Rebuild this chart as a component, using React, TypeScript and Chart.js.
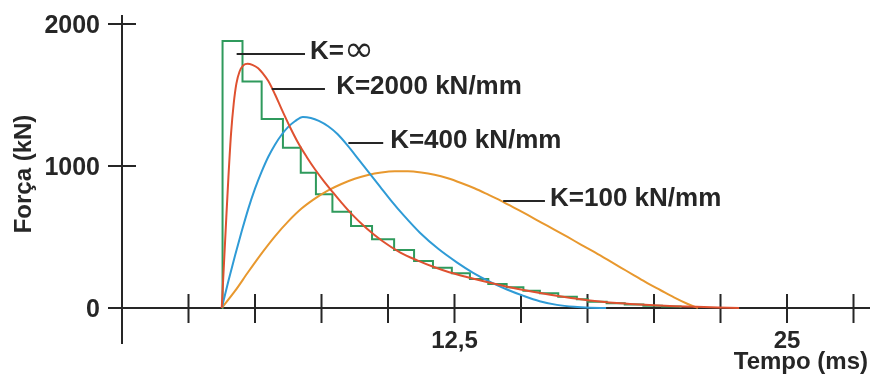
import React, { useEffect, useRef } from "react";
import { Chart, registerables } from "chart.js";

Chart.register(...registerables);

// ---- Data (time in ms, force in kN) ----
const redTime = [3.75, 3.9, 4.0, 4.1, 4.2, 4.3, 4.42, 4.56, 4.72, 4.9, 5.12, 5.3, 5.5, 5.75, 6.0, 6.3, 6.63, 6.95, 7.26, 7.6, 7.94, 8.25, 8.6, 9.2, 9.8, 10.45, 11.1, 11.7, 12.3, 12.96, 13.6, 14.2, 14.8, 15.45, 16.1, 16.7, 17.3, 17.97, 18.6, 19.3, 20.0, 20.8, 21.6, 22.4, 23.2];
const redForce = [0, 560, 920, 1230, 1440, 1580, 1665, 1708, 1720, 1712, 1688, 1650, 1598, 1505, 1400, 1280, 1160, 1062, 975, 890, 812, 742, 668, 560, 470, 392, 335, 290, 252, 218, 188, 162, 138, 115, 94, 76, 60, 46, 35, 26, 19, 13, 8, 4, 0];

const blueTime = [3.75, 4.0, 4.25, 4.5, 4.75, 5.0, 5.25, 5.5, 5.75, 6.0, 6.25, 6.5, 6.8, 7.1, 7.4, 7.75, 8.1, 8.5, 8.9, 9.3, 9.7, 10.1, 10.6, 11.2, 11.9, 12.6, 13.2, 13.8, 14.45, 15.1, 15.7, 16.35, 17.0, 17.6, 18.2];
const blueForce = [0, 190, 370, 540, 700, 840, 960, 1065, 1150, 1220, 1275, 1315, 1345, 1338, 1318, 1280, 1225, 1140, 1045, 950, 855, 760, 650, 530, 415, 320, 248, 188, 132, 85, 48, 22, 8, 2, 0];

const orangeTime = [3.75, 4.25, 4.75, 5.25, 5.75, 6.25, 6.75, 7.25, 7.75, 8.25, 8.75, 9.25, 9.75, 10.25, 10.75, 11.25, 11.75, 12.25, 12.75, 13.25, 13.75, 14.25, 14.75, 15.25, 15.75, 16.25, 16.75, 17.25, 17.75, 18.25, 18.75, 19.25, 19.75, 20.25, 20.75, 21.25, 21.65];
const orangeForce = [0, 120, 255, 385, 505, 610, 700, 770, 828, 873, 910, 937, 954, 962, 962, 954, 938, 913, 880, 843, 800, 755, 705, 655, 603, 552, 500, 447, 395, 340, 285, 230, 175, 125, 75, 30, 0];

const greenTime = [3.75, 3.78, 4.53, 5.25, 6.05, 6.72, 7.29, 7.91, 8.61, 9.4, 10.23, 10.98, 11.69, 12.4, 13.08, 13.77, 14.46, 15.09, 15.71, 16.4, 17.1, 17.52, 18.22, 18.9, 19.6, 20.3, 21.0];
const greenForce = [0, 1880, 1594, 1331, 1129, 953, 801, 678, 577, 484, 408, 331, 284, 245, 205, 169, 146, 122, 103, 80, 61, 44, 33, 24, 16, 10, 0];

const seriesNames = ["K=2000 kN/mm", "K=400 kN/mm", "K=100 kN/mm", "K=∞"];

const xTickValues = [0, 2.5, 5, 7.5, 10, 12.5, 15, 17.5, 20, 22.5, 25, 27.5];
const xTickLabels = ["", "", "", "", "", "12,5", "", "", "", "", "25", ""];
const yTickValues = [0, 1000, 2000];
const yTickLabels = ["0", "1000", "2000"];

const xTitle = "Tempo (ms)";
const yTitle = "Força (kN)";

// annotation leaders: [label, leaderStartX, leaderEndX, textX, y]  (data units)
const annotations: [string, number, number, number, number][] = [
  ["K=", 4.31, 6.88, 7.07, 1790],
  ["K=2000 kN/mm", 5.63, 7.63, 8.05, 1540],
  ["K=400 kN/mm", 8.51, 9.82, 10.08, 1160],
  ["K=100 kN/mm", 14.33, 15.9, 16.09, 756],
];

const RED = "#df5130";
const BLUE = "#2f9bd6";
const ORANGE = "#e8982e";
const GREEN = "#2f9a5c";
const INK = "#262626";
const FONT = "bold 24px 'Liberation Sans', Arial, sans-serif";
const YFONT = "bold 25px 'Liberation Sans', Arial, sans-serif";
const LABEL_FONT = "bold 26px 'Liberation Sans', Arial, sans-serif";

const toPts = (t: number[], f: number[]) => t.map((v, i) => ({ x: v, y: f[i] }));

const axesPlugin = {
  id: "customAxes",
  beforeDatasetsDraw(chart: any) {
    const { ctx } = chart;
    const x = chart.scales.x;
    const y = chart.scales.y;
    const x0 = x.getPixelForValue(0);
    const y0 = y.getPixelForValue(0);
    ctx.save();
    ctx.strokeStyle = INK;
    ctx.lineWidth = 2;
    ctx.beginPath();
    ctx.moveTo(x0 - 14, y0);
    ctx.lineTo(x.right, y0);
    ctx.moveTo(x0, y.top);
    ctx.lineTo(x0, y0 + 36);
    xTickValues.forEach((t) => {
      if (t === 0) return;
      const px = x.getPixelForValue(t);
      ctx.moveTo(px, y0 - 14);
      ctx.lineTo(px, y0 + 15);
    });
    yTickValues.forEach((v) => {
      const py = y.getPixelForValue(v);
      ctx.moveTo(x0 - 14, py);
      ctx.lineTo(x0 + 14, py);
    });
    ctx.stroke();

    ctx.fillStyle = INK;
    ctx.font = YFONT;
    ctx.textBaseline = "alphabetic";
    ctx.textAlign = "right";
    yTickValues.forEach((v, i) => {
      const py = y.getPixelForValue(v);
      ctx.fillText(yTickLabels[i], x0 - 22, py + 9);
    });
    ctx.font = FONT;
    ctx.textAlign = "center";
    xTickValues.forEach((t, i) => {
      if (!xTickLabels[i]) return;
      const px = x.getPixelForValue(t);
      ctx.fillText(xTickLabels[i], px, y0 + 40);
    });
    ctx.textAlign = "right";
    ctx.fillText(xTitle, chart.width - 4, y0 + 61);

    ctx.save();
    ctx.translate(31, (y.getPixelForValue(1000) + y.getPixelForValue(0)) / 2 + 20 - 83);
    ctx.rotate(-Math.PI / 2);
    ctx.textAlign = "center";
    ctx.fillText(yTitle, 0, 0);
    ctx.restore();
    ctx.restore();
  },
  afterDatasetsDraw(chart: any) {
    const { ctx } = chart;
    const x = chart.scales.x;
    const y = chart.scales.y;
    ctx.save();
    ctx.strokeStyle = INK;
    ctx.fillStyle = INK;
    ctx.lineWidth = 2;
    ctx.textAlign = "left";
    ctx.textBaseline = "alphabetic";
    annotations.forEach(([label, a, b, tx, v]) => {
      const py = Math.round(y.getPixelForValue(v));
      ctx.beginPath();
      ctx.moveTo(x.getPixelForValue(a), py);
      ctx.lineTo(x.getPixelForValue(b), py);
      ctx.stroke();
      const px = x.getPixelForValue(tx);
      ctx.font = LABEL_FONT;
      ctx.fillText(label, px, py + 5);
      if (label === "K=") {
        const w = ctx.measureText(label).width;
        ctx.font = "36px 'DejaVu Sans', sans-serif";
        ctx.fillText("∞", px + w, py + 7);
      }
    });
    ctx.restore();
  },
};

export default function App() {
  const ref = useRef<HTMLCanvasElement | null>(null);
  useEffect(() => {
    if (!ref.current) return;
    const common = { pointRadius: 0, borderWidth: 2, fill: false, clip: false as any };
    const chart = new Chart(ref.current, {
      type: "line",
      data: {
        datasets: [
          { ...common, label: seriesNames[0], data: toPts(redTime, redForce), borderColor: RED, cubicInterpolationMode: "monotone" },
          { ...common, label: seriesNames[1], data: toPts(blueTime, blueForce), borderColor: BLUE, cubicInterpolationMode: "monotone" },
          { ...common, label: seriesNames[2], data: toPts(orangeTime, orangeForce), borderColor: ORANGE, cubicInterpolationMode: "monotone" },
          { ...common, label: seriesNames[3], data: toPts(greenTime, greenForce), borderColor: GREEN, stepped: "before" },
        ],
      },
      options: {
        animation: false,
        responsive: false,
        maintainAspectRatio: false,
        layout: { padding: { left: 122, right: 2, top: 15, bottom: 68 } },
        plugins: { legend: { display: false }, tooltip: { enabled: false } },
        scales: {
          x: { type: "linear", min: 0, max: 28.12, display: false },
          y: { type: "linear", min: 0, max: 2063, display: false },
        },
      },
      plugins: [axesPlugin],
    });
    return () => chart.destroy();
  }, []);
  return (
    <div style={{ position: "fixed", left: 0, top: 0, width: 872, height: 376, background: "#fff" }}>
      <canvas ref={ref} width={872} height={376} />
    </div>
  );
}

**WHAT IS BEING ASKED:**
Copy nothing but the lines from the top of the data down to the line containing "22, 8, 2, 0];", and leave the pictures out.

**CORRECT ANSWER:**
Rebuild this chart as a component, using React, TypeScript and Chart.js.
import React, { useEffect, useRef } from "react";
import { Chart, registerables } from "chart.js";

Chart.register(...registerables);

// ---- Data (time in ms, force in kN) ----
const redTime = [3.75, 3.9, 4.0, 4.1, 4.2, 4.3, 4.42, 4.56, 4.72, 4.9, 5.12, 5.3, 5.5, 5.75, 6.0, 6.3, 6.63, 6.95, 7.26, 7.6, 7.94, 8.25, 8.6, 9.2, 9.8, 10.45, 11.1, 11.7, 12.3, 12.96, 13.6, 14.2, 14.8, 15.45, 16.1, 16.7, 17.3, 17.97, 18.6, 19.3, 20.0, 20.8, 21.6, 22.4, 23.2];
const redForce = [0, 560, 920, 1230, 1440, 1580, 1665, 1708, 1720, 1712, 1688, 1650, 1598, 1505, 1400, 1280, 1160, 1062, 975, 890, 812, 742, 668, 560, 470, 392, 335, 290, 252, 218, 188, 162, 138, 115, 94, 76, 60, 46, 35, 26, 19, 13, 8, 4, 0];

const blueTime = [3.75, 4.0, 4.25, 4.5, 4.75, 5.0, 5.25, 5.5, 5.75, 6.0, 6.25, 6.5, 6.8, 7.1, 7.4, 7.75, 8.1, 8.5, 8.9, 9.3, 9.7, 10.1, 10.6, 11.2, 11.9, 12.6, 13.2, 13.8, 14.45, 15.1, 15.7, 16.35, 17.0, 17.6, 18.2];
const blueForce = [0, 190, 370, 540, 700, 840, 960, 1065, 1150, 1220, 1275, 1315, 1345, 1338, 1318, 1280, 1225, 1140, 1045, 950, 855, 760, 650, 530, 415, 320, 248, 188, 132, 85, 48, 22, 8, 2, 0];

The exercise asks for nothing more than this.